When approaching people to inquire whether they might consider writing a perspective for the Record, I always feel slightly guilty – a bit like a door-to-door carpet cleaner salesperson must feel.

I feel this guilt mostly because I know people are already so busy. The most popular conversation on campus goes something like this:

Harold (an ambiguous designation, not representative of Goshen College’s Harold population in general): “Ugh, this is going to be a miserable night. I have a ten-page political science paper due tomorrow that I haven’t even started yet, and then I have to study for my Spanish test. Plus, I have an intramural ping-pong game.”
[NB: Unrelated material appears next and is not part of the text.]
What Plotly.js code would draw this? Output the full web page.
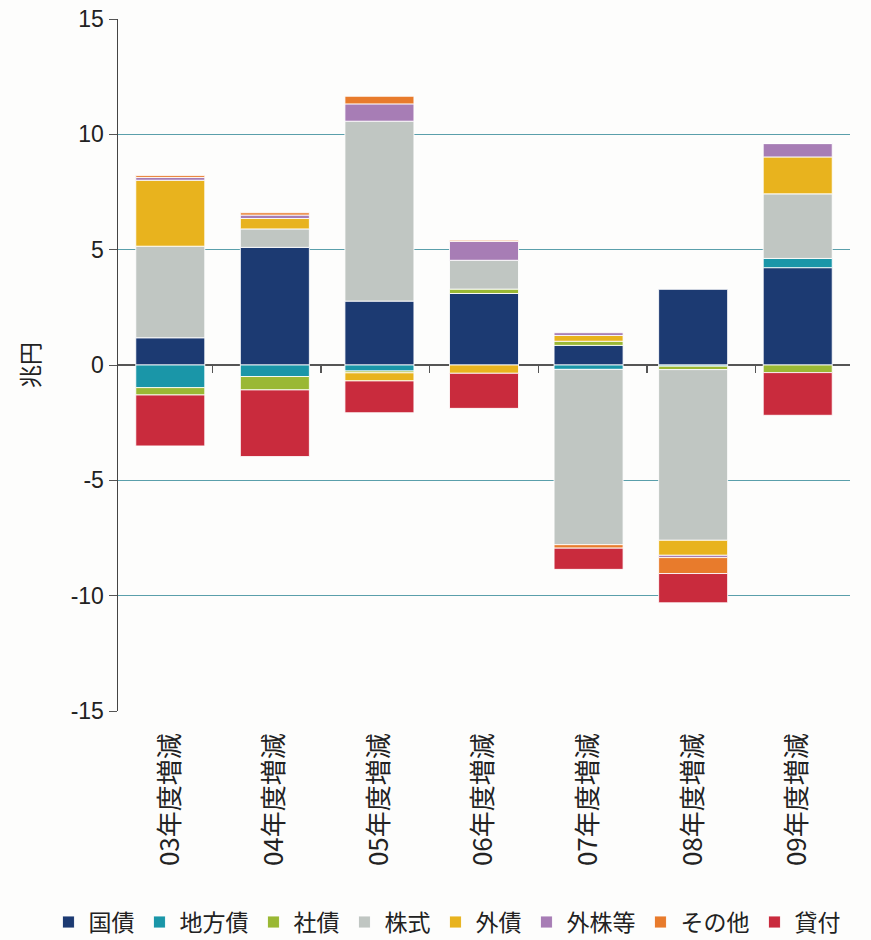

Patty (a similarly ambiguous person): You think that’s a lot? (laughs derisively). Well I have chorale practice, and then I have a presentation to plan, two 20-page papers to write, five books to read and four tests to study for. I hate college.

Patty and Harold continue in this vein for some time, each boasting about how irresponsible he or she has been in putting work off until the last minute.

We college students lead such conflicted lives. We pay thousands of dollars to become educated, and then we spend all four years of college complaining that we actually have to learn stuff.

I realize that most of our complaining is just meaningless banter – the college student equivalent of the “How-are-you?-Fine” conversation. But if we took on a more positive attitude about schoolwork in our small talk, maybe when it came down to it, we would be more excited about actually doing homework.

The same goes for perspectives writing. It takes up time, yes. But there is something truly satisfying in the challenge of expressing your values and beliefs in a 400-word piece to be read by the entire campus community and beyond.

So the next time I approach one of you about writing a perspective, I refuse to feel (or act, you’ll be glad to know) like a predator. Surely you can spare an hour between practice for “The Gondoliers” and your biology group meeting to bear a little of your soul in Times New Roman ink. I think you’ll enjoy it.